- Born: 12 November 1931 Dhaka, Bengal Presidency, British India
- Died: 15 June 1992 (aged 60) Brussels, Belgium
- Education: University of Calcutta; IIEST Shibpur; Jadavpur University; University of Illinois;
- Awards: FIE Award; 1966 Sir R. N. Mukherjee Gold Medal; 1971 IE K. F. Antia Memorial Prize; Chandra Prakash Memorial Prize; Sir Walter Pluckey Memorial Award; 1971 Shanti Swarup Bhatnagar Prize;
- Scientific career
- Fields: Production engineering;
- Workplaces: Jadavpur University; IIT Kanpur;
- Doctoral advisor: Gopal Chandra Sen;

= Amitabha Bhattacharyya =

Indian production engineer (1931–1992)

Amitabha Bhattacharyya (12 November 1931 – 15 June 1992) was an Indian production engineer and the director of the Indian Institute of Technology, Kanpur.
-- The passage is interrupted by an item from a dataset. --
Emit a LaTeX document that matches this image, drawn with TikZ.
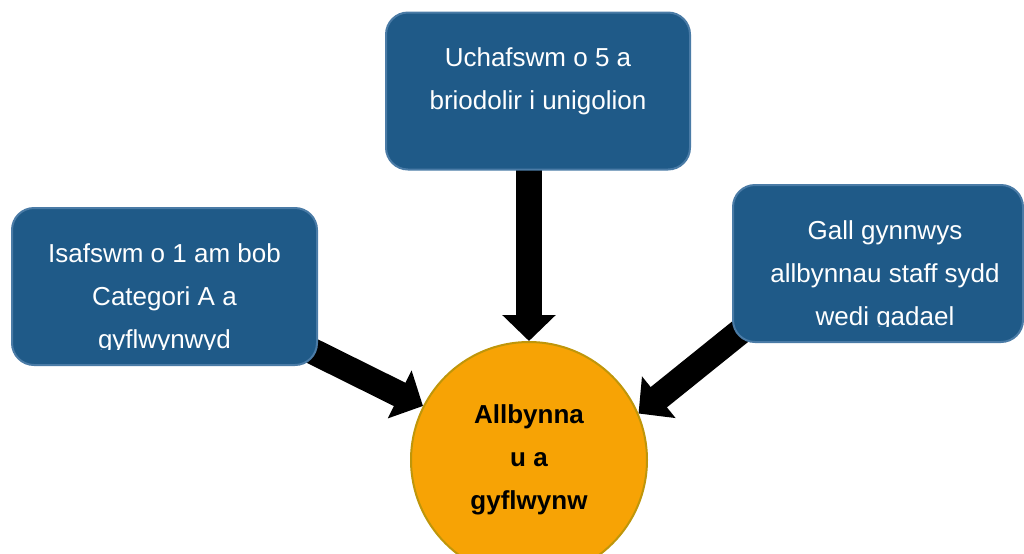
\documentclass[tikz,border=0pt]{standalone}
\usepackage{fontspec}
\setmainfont{Liberation Sans}
\usetikzlibrary{arrows.meta, positioning, backgrounds}
\definecolor{boxblue}{HTML}{1F5A88}
\definecolor{boxedge}{HTML}{4A7BA6}
\definecolor{outorange}{HTML}{F7A305}
\definecolor{outedge}{HTML}{BF960A}
\tikzstyle{block} = [rectangle, draw=boxedge, fill=boxblue, line width=1pt, rounded corners=11pt, minimum height=78.5pt]
\tikzstyle{blocktext} = [anchor=north, inner sep=0pt, align=center, text=white, font=\fontsize{13}{21.5}\selectfont]
\tikzstyle{outcome} = [circle, draw=outedge, fill=outorange, line width=1pt, minimum size=118pt, inner sep=0pt, align=center, font=\bfseries\fontsize{13}{21.5}\selectfont]
\tikzstyle{fat} = [line width=13pt, -{Triangle[width=26pt, length=13pt]}]

\begin{document}
\begin{tikzpicture}[x=0.5pt, y=-0.5pt]
		\useasboundingbox (0,0) rectangle (1024,553);

		\node [block, minimum width=152pt] (maximum) at (538,91) {};
		\node [blocktext] (maximumtext) at ([yshift=-18pt]maximum.north) {Uchafswm o 5 a\\briodolir i unigolion};

		\node [block, minimum width=152.5pt] (minimum) at (164.5,286.5) {};
		\begin{scope}
			\clip ([yshift=8.5pt]minimum.south west) rectangle (minimum.north east);
			\node [blocktext] (minimumtext) at ([yshift=-18pt]minimum.north) {Isafswm o 1 am bob\\Categori A a\\gyflwynwyd};
		\end{scope}

		\node [block, minimum width=145pt] (leavers) at (878,263.5) {};
		\begin{scope}
			\clip ([yshift=8.5pt]leavers.south west) rectangle (leavers.north east);
			\node [blocktext] (leaverstext) at ([yshift=-18pt, xshift=3.5pt]leavers.north) {Gall gynnwys\\allbynnau staff sydd\\wedi gadael};
		\end{scope}

		\node [outcome] (outputs) at (529,460) {Allbynna\\u a\\gyflwynw};

		% arrows go behind the boxes
		\begin{scope}[on background layer]
			\draw[fat] (maximum.center -| outputs.north) -- (outputs.north);
			\draw[fat] ([shift={(-27,-25.5)}]minimum.south east) -- (outputs.153);
			\draw[fat] ([shift={(27,-26.5)}]leavers.south west) -- (outputs.23);
		\end{scope}
	\end{tikzpicture}
\end{document}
He was credited with the establishment of the department of production engineering at Jadavpur University. The Council of Scientific and Industrial Research, the apex agency of the Government of India for scientific research, awarded him the Shanti Swarup Bhatnagar Prize for Science and Technology, one of the highest Indian science awards for his contributions to Engineering Sciences in 1971.

==Biography==
Born in Dhaka in British India (presently in Bangladesh) on 12 November 1931, Bhattacharyya graduated in mechanical engineering in 1951 and after completing master's degree in mechanical engineering at Bengal Engineering College, Shibpur of Calcutta University (now IIEST Shibpur) in 1956, he obtained the degree of MS from the University of Illinois. Returning to India, he secured a PhD from Jadavpur University in 1962, studying under the guidance of Gopal Chandra Sen. Subsequently, he served as a professor of mechanical engineering at Jadavpur University where he established the department of production engineering. He was known to have done pioneering work on cutting tool technology and was reported to have developed several machine tools including tangential-split modified point drill, retraced type Kolosov high production tools, and core drill with clamped inserts. His contributions are also reported in the development of tantalum nitrate-zirconium diboride, a ceramic material used for making cutting tools. He was an elected fellow of the Indian National Science Academy, Indian National Academy of Engineering, National Academy of Sciences, India, and Institution of Engineers (India) as well as a recipient of FIE Award, Sir R. N. Mukherjee Gold Medal, K. F. Antia Memorial Prize of Institution of Engineers, India, Chandra Prakash Memorial Prize and Sir Walter Pluckey Memorial Award. He was married to Jayati and the couple had one son, Nilanjan. He died on 25 June 1992 at Brussels, while on a visit to Belgium, at the age of 60. The Council of Scientific and Industrial Research awarded him the Shanti Swarup Bhatnagar Prize, one of the highest Indian science awards in 1971.